Total domestic production rose by 47.5 percent in 2010 covering 88.5 percent of the country’s needs for electricity
TIRANA, March 21 – Electricity losses continued remaining high in 2010 despite a 6.9 drop compared to 2009. Latest INSTAT data show total electricity losses in 2010 were 2,167 GWh accounting for 24.9 percent of the electricity available for use. Distribution energy losses dropped by 9.7 percent but continued making up a majority of 88.2 percent of total losses in the grid.
INSTAT data show the electricity sources in 2010 rose by 21.2 percent year-on-year. Total domestic production rose by 47.5 percent in 2010 covering 88.5 percent of the country’s needs for electricity. The situation was a result of heavy rainfall during 2010 supplying the country’s hydropower plants which were the only source of energy production in 2010. A considerable 78 percent increase was also reported in the small hydropower plants operating under concession contracts which accounted for 2.1 percent of total domestically produced electricity.
Power consumption also saw a 7.1 percent increase in 2010 with the household consumers holding the major 56.2 percent of total consumption.
Electricity imports in 2010 dropped by 48.9 percent constituting only 11.5 percent of total energy resources.
INSTAT data show that net exports in 2010 more than trebled increasing to 1.73 million MWh, up from only 486,418 MWh in 2009.
The favourable hydro-situation in the country’s hydropower plants (HPPs) secured the Albanian Power Corporation (KESH) a record 120 million euros in profits from electricity exports in 2010.
According to Engjell Zeqo, the director of the state-owned Power Corporation monopoly, the boom of exports allowed KESH to pay off the majority of its accumulated debts, considerably improving the financial situation of the company in charge of electricity production from HPPs which accounts for more than 95 percent of domestically produced power.
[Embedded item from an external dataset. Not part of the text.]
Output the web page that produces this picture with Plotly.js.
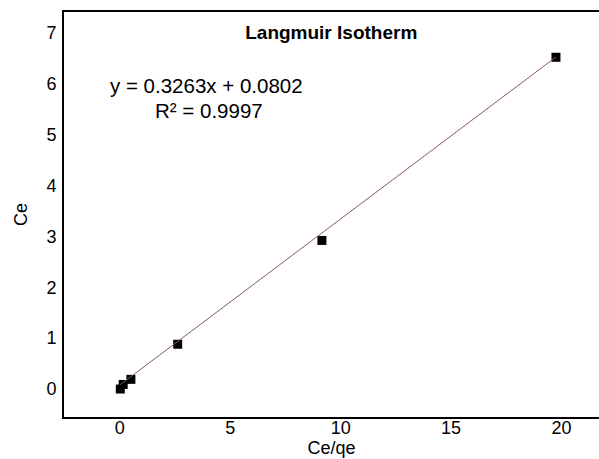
<!DOCTYPE html>
<html>
<head>
<meta charset="utf-8">
<script src="https://cdn.plot.ly/plotly-3.0.1.min.js"></script>
<style>html,body{margin:0;padding:0;background:#fff;}#chart{width:599px;height:459px;}</style>
</head>
<body>
<div id="chart"></div>
<script>
// Data
const ceqe = [0.02, 0.15, 0.5, 2.62, 9.15, 19.75];
const ce = [0.0, 0.09, 0.19, 0.88, 2.92, 6.52];
const slope = 0.3263;
const intercept = 0.0802;
const r2 = 0.9997;
const xTicks = [0, 5, 10, 15, 20];
const yTicks = [0, 1, 2, 3, 4, 5, 6, 7];

const xMin = Math.min(...ceqe), xMax = Math.max(...ceqe);
const fitX = [xMin, xMax];
const fitY = fitX.map(v => slope * v + intercept);

const font = {family: 'Liberation Sans, Arial, sans-serif', color: '#000'};

const data = [
  {x: ceqe, y: ce, type: 'scatter', mode: 'markers',
   marker: {symbol: 'square', size: 9, color: '#000'}, showlegend: false, cliponaxis: false},
  {x: fitX, y: fitY, type: 'scatter', mode: 'lines',
   line: {color: '#8a5a5a', width: 1}, showlegend: false}
];

const layout = {
  width: 599, height: 459,
  margin: {l: 64, r: 0, t: 12, b: 42},
  paper_bgcolor: '#fff', plot_bgcolor: '#fff',
  font: Object.assign({size: 18}, font),
  title: {text: '<b>Langmuir Isotherm</b>', font: Object.assign({size: 19}, font),
          x: 0.553, xanchor: 'center', y: 0.93, yanchor: 'middle'},
  xaxis: {range: [-2.53, 21.7], tickvals: xTicks, ticktext: xTicks.map(String),
          showgrid: false, zeroline: false, showline: true, mirror: true,
          linecolor: '#000', linewidth: 2, ticks: '', ticklabelstandoff: -7,
          tickfont: Object.assign({size: 18}, font),
          title: {text: 'Ce/qe', font: Object.assign({size: 18}, font), standoff: 0}},
  yaxis: {range: [-0.55, 7.41], tickvals: yTicks, ticktext: yTicks.map(String),
          showgrid: false, zeroline: false, showline: true, mirror: false,
          linecolor: '#000', linewidth: 2, ticks: '', ticklabelstandoff: 2,
          tickfont: Object.assign({size: 18}, font),
          title: {text: 'Ce', font: Object.assign({size: 18}, font), standoff: 14}},
  annotations: [
    {xref: 'paper', yref: 'paper', x: (206 - 64) / 535, y: (417 - 86) / 405,
     text: 'y = ' + slope + 'x + ' + intercept, showarrow: false,
     font: Object.assign({size: 20.5}, font), xanchor: 'center', yanchor: 'middle'},
    {xref: 'paper', yref: 'paper', x: (209 - 64) / 535, y: (417 - 110) / 405,
     text: 'R² = ' + r2, showarrow: false,
     font: Object.assign({size: 20.5}, font), xanchor: 'center', yanchor: 'middle'}
  ]
};

Plotly.newPlot('chart', data, layout, {displayModeBar: false, staticPlot: true});
</script>
</body>
</html>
Despite managing to pay off 110 million euros, KESH still has 65 million euros in debts for electricity imports during 2007 and 2008.
KESH’s revenues in 2010 reached 27 billion lek (200 million euros). The record level of electricity exports were one of the main contributors to the country’s total exports which rose by 63 percent year-on-year during the January-August period.
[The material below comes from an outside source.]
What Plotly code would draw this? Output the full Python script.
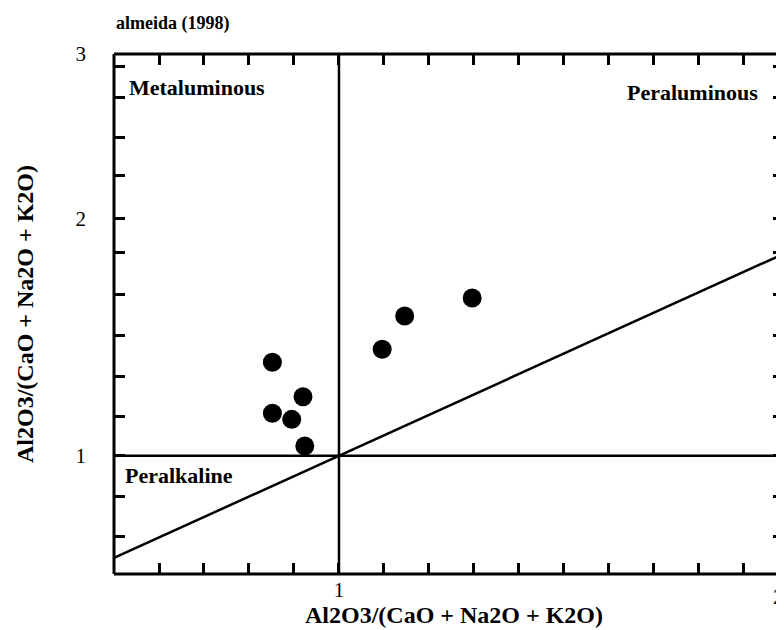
import plotly.graph_objects as go

# Sample data (A/CNK vs A/NK style Shand diagram)
x_vals = [0.852, 0.920, 0.852, 0.895, 0.924, 1.096, 1.146, 1.296]
y_vals = [1.393, 1.248, 1.179, 1.153, 1.041, 1.448, 1.588, 1.664]

# Reference lines
div_x = 1.0
div_y = 1.0
diag_x = [0.5, 2.0]
diag_y = [0.57, 1.86]

# Axis ranges and ticks
x_range = [0.5, 1.989]
y_range = [0.502, 2.691]
x_tickvals = [0.5, 0.6, 0.7, 0.8, 0.9, 1.0, 1.1, 1.2, 1.3, 1.4, 1.5, 1.6, 1.7, 1.8, 1.9]
x_ticktext = ["", "", "", "", "", "1", "", "", "", "", "", "", "", "", ""]
y_tickvals = [0.5, 0.66, 0.83, 1.0, 1.165, 1.335, 1.505, 1.68, 1.855, 2.0, 2.18, 2.34, 2.51, 2.64, 2.691]
y_ticktext = ["", "", "", "1", "", "", "", "", "", "2", "", "", "", "", "3"]

title_text = "almeida (1998)"
axis_title = "Al2O3/(CaO + Na2O + K2O)"
regions = ["Metaluminous", "Peraluminous", "Peralkaline"]

SERIF = "Liberation Serif, Times New Roman, serif"

fig = go.Figure()

fig.add_trace(go.Scatter(
    x=diag_x, y=diag_y, mode="lines",
    line=dict(color="black", width=2.5), hoverinfo="skip", showlegend=False))

fig.add_trace(go.Scatter(
    x=x_vals, y=y_vals, mode="markers",
    marker=dict(color="black", size=19, line=dict(width=0)),
    showlegend=False))

# divider lines
fig.add_shape(type="line", xref="x", yref="paper", x0=div_x, x1=div_x, y0=0, y1=1,
              line=dict(color="black", width=2.5))
fig.add_shape(type="line", xref="paper", yref="y", x0=0, x1=1, y0=div_y, y1=div_y,
              line=dict(color="black", width=2.5))
# frame (left, top, bottom)
fig.add_shape(type="line", xref="paper", yref="paper", x0=0, x1=0, y0=0, y1=1,
              line=dict(color="black", width=3))
fig.add_shape(type="line", xref="paper", yref="paper", x0=0, x1=1, y0=1, y1=1,
              line=dict(color="black", width=3))
fig.add_shape(type="line", xref="paper", yref="paper", x0=0, x1=1, y0=0, y1=0,
              line=dict(color="black", width=3))

# region labels
fig.add_annotation(x=0.5, y=2.55, xref="x", yref="y", text="<b>%s</b>" % regions[0],
                   showarrow=False, xanchor="left", yanchor="middle",
                   xshift=13, font=dict(family=SERIF, size=22, color="black"))
fig.add_annotation(x=1, y=2.53, xref="paper", yref="y", text="<b>%s</b>" % regions[1],
                   showarrow=False, xanchor="right", yanchor="middle",
                   xshift=-24, font=dict(family=SERIF, size=22, color="black"))
fig.add_annotation(x=0.5, y=0.915, xref="x", yref="y", text="<b>%s</b>" % regions[2],
                   showarrow=False, xanchor="left", yanchor="middle",
                   xshift=9, font=dict(family=SERIF, size=22, color="black"))

# "2" label at the right edge of the x axis
fig.add_annotation(x=1, y=0, xref="paper", yref="paper", text="2",
                   showarrow=False, xanchor="left", yanchor="top",
                   xshift=-13, yshift=-9, font=dict(family=SERIF, size=21, color="black"))

# title
fig.add_annotation(x=0, y=1, xref="paper", yref="paper", text="<b>%s</b>" % title_text,
                   showarrow=False, xanchor="left", yanchor="bottom",
                   xshift=0, yshift=18, font=dict(family=SERIF, size=18, color="black"))

# axis titles
fig.add_annotation(x=0.507, y=0, xref="paper", yref="paper", text="<b>%s</b>" % axis_title,
                   showarrow=False, xanchor="center", yanchor="middle",
                   yshift=-41, font=dict(family=SERIF, size=24, color="black"))
fig.add_annotation(x=0, y=0.5, xref="paper", yref="paper", text="<b>%s</b>" % axis_title,
                   showarrow=False, xanchor="center", yanchor="middle", textangle=-90,
                   xshift=-89, font=dict(family=SERIF, size=24, color="black"))

fig.update_layout(
    width=776, height=622,
    margin=dict(l=106, r=0, t=46, b=56, pad=0),
    plot_bgcolor="white", paper_bgcolor="white",
    font=dict(family=SERIF, size=21, color="black"),
    xaxis=dict(range=x_range, tickmode="array", tickvals=x_tickvals, ticktext=x_ticktext,
               ticks="inside", ticklen=11, tickwidth=2.5, tickcolor="black",
               mirror="ticks", showline=False, showgrid=False, zeroline=False,
               automargin=False,
               tickfont=dict(family=SERIF, size=21, color="black"),
               ticklabelstandoff=1),
    yaxis=dict(range=y_range, tickmode="array", tickvals=y_tickvals, ticktext=y_ticktext,
               ticks="inside", ticklen=11, tickwidth=2.5, tickcolor="black",
               mirror="ticks", showline=False, showgrid=False, zeroline=False,
               automargin=False,
               tickfont=dict(family=SERIF, size=21, color="black"),
               ticklabelstandoff=27),
)

fig.write_html("out.html")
Heavy rains forced KESH to open the water discharge gates several times last year, causing huge flood damage to the Shkodra region, some areas of which were inundated five times during 2010.
A recent decision by the Energy Regulatory Agency (ERE) obliges state owned electricity producer KESH to sell energy to private distribution operator CEZ at 1.48 lek kWh starting from next January, down from 2.03 lek currently, considerably increasing the Czech company’s revenues which had desperately demanded price increase to handle rising costs and new grid investments.
Under some recent recommendations made to government and ERE, the latter being a legally independent institution, the Competition Authority demands that both state owned electricity producer KESH, and private electricity distribution operator CEZ should operate financially and functionally separated from their wholesale and retail public suppliers.
Currently, state owned KESH, is composed by two vertically integrated segments known as KESH-Gen and the public wholesale supplier.